The reason is that the way that the law was set up. Until we change the law, and you can do that by contacting your Senate representative, or Congress in any of the Government offices, and have them change the law. Until the law is changed, we have to abide by, and follow it. Doing something different, or contrary to what we are going to get is only going to hurt you as the client in the end. We always want to do the best thing for the client, and that is keeping things within the law, and staying grounded and focused on the issues before us.
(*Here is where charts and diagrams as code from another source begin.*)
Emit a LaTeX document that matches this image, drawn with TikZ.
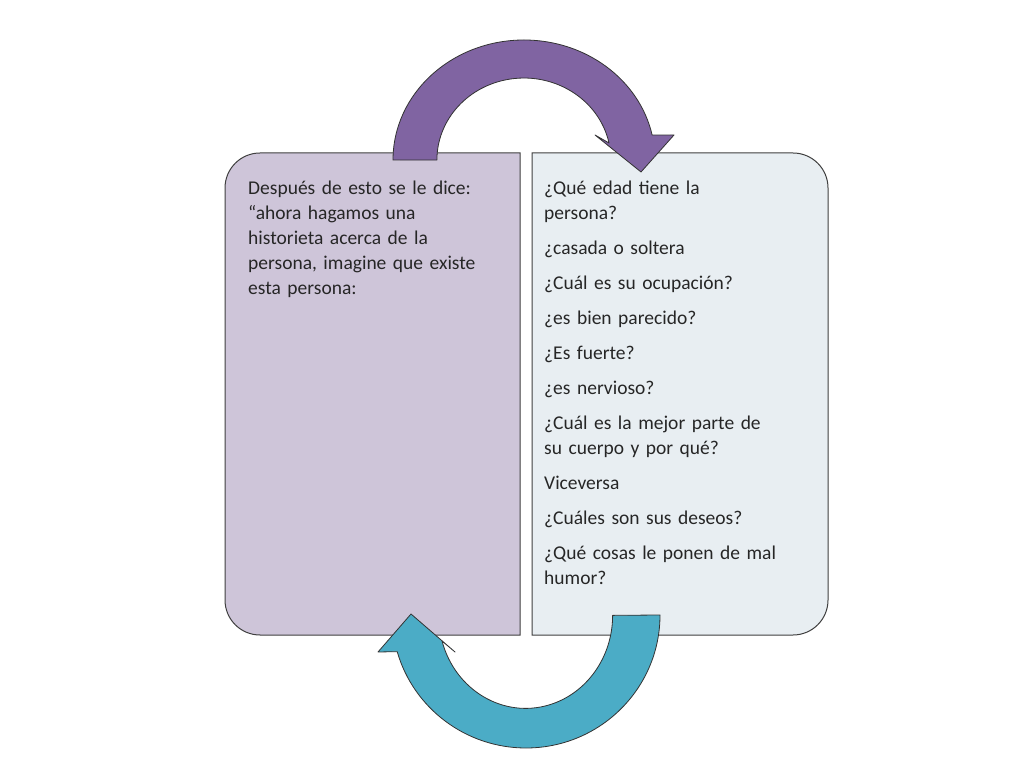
\documentclass[tikz,border=0pt]{standalone}
\usepackage{fontspec}
\setmainfont{Carlito}
\begin{document}
\begin{tikzpicture}[x=1pt,y=1pt,
  boxline/.style={draw=black!75,line width=1pt},
  txt/.style={anchor=north west,align=left,inner sep=0pt,text width=275pt,font=\fontsize{19.5}{25}\selectfont,text=black!85},
  arrowline/.style={draw=black!80,line width=0.8pt,line join=round}]
\useasboundingbox (0,0) rectangle (1024,768);
\fill[white] (0,0) rectangle (1024,768);
% left box
\path[boxline,fill={rgb,255:red,206;green,197;blue,217}]
  (520,615) -- (260,615) [rounded corners=35pt] -- (225,615) -- (225,133) [sharp corners] -- (520,133) -- cycle;
% right box
\path[boxline,fill={rgb,255:red,232;green,238;blue,242}]
  (532,615) [rounded corners=35pt] -- (828,615) -- (828,133) [sharp corners] -- (532,133) -- cycle;
% texts
\node[txt] (lt) at (248,587) {Después de esto se le dice:\\ “ahora hagamos una\\ historieta acerca de la\\ persona, imagine que existe\\ esta persona:};
\node[txt] (rt) at (544,587) {\setlength{\parskip}{10pt}¿Qué edad tiene la\\ persona?\par
¿casada o soltera\par
¿Cuál es su ocupación?\par
¿es bien parecido?\par
¿Es fuerte?\par
¿es nervioso?\par
¿Cuál es la mejor parte de\\ su cuerpo y por qué?\par
Viceversa\par
¿Cuáles son sus deseos?\par
¿Qué cosas le ponen de mal\\ humor?};
% purple arrow
\path[arrowline,fill={rgb,255:red,128;green,100;blue,162}]
  (393,608) arc[start angle=180,end angle=12,x radius=131,y radius=120]
  -- (674,633) -- (641,596) -- (595,633) -- (609,625)
  arc[start angle=12,end angle=180,x radius=87,y radius=82] -- cycle;
% blue arrow
\path[arrowline,fill={rgb,255:red,75;green,172;blue,198}]
  (660,153) arc[start angle=0,end angle=-164,x radius=134,y radius=133]
  -- (378,116) -- (411,154) -- (455,116) -- (442,127)
  arc[start angle=-164,end angle=0,x radius=87,y radius=93] -- cycle;
\end{tikzpicture}
\end{document}
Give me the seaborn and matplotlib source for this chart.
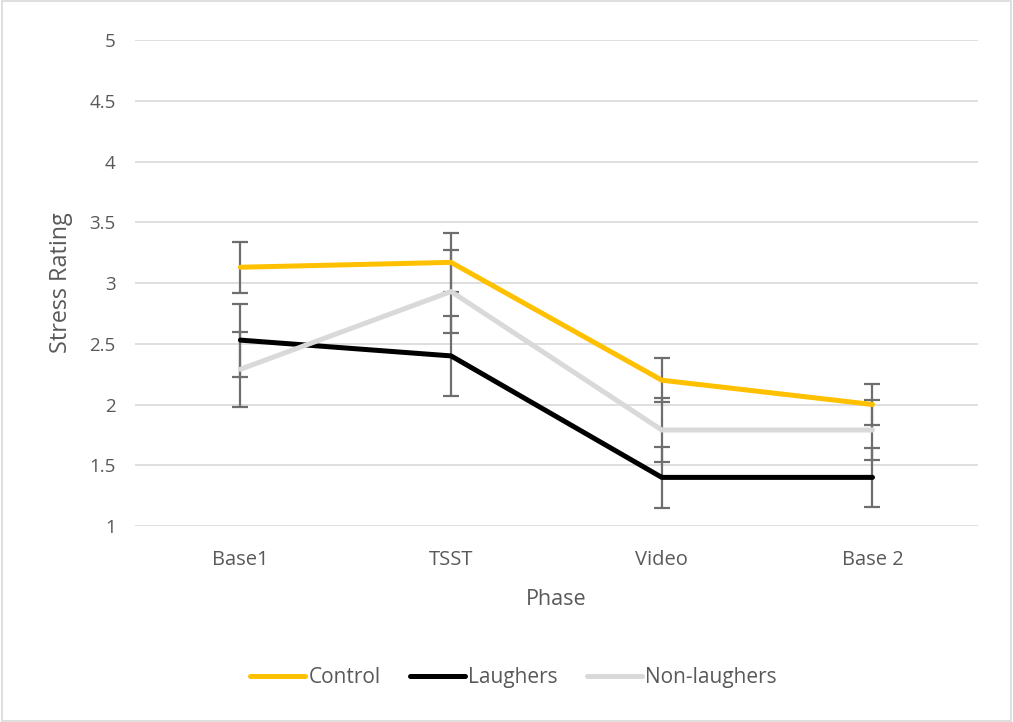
import numpy as np
import pandas as pd
import matplotlib
matplotlib.use("Agg")
import matplotlib.pyplot as plt
import seaborn as sns

phases = ["Base1", "TSST", "Video", "Base 2"]
groups = ["Control", "Laughers", "Non-laughers"]

control = [3.13, 3.17, 2.20, 2.00]
laughers = [2.53, 2.40, 1.40, 1.40]
non_laughers = [2.29, 2.93, 1.79, 1.79]

control_err = [0.21, 0.24, 0.18, 0.17]
laughers_err = [0.30, 0.33, 0.25, 0.24]
non_laughers_err = [0.31, 0.34, 0.26, 0.25]

colors = {"Control": "#FFC000", "Laughers": "#000000", "Non-laughers": "#D9D9D9"}

df = pd.DataFrame({
    "Phase": phases * 3,
    "Group": np.repeat(groups, len(phases)),
    "Stress Rating": control + laughers + non_laughers,
})
errs = {"Control": control_err, "Laughers": laughers_err, "Non-laughers": non_laughers_err}

sns.set_style("white")
plt.rcParams["font.family"] = ["Open Sans", "DejaVu Sans"]

fig = plt.figure(figsize=(10.13, 7.22), dpi=100)
ax = fig.add_axes([0.1333, 0.2715, 0.832, 0.673])

sns.lineplot(data=df, x="Phase", y="Stress Rating", hue="Group", palette=colors,
             linewidth=3.6, ax=ax, legend=False, zorder=3, sort=False)

# error bars, drawn under the lines
xs = np.arange(len(phases))
for g in groups:
    vals = df.loc[df["Group"] == g, "Stress Rating"].values
    ax.errorbar(xs, vals, yerr=errs[g], fmt="none", ecolor="#6E6E6E",
                elinewidth=1.6, capsize=6, capthick=1.6, zorder=2)

ax.set_xlim(-0.5, 3.5)
ax.set_ylim(1, 5)
ax.set_yticks(np.arange(1, 5.01, 0.5))
ax.set_yticklabels(["1", "1.5", "2", "2.5", "3", "3.5", "4", "4.5", "5"])
ax.grid(axis="y", color="#D9D9D9", linewidth=1.2, zorder=0)
ax.set_axisbelow(True)
for s in ax.spines.values():
    s.set_visible(False)
ax.tick_params(axis="y", length=0, labelsize=13.5, labelcolor="#595959", pad=14)
ax.tick_params(axis="x", length=0, labelsize=14.5, labelcolor="#595959", pad=17)
ax.set_xlabel("Phase", fontsize=15.5, color="#595959", labelpad=14)
ax.set_ylabel("Stress Rating", fontsize=16.8, color="#595959")
ax.yaxis.set_label_coords(-0.074, 0.5)

handles = [plt.Line2D([0], [0], color=colors[g], linewidth=3.6) for g in groups]
fig.legend(handles, groups, loc="center", bbox_to_anchor=(0.507, 0.061), ncol=3,
           frameon=False, fontsize=15, labelcolor="#595959", handlelength=2.65,
           handletextpad=0.15, columnspacing=1.4)

fig.patches.append(plt.Rectangle((0.002, 0.002), 0.996, 0.996, transform=fig.transFigure,
                                 fill=False, edgecolor="#D9D9D9", linewidth=1.2))

fig.savefig("out.png", dpi=100)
Additional Information About Child Support In Utah
As part of child support, we do need to provide copies of paycheck stubs, and the minimum the court wants is two. Usually in a divorce case, we need the last six months of paycheck stubs, because we want to average out the income. If you are making overtime that will be taken into consideration. We really base it on gross income regardless of whether you are working two jobs or one. So if you are working, just remember that all of that money will be used to calculate child support. If you want to continue doing what you have been doing, because any drastic changes such as quitting your job, and taking up a job that makes less money can hurt you. The court can say that you are capable of making more, so we are going to impute a higher gross income per month, which will increase your child support.
I should mention a way to reduce child support. When people are complaining that they have to pay too much, the way to remedy that is for that party to have more overnights with the children. This can be re-calculated on a joint custody calculator, rather than a sole custody calculator, because the more overnights you have with your child, the better off you are going to be.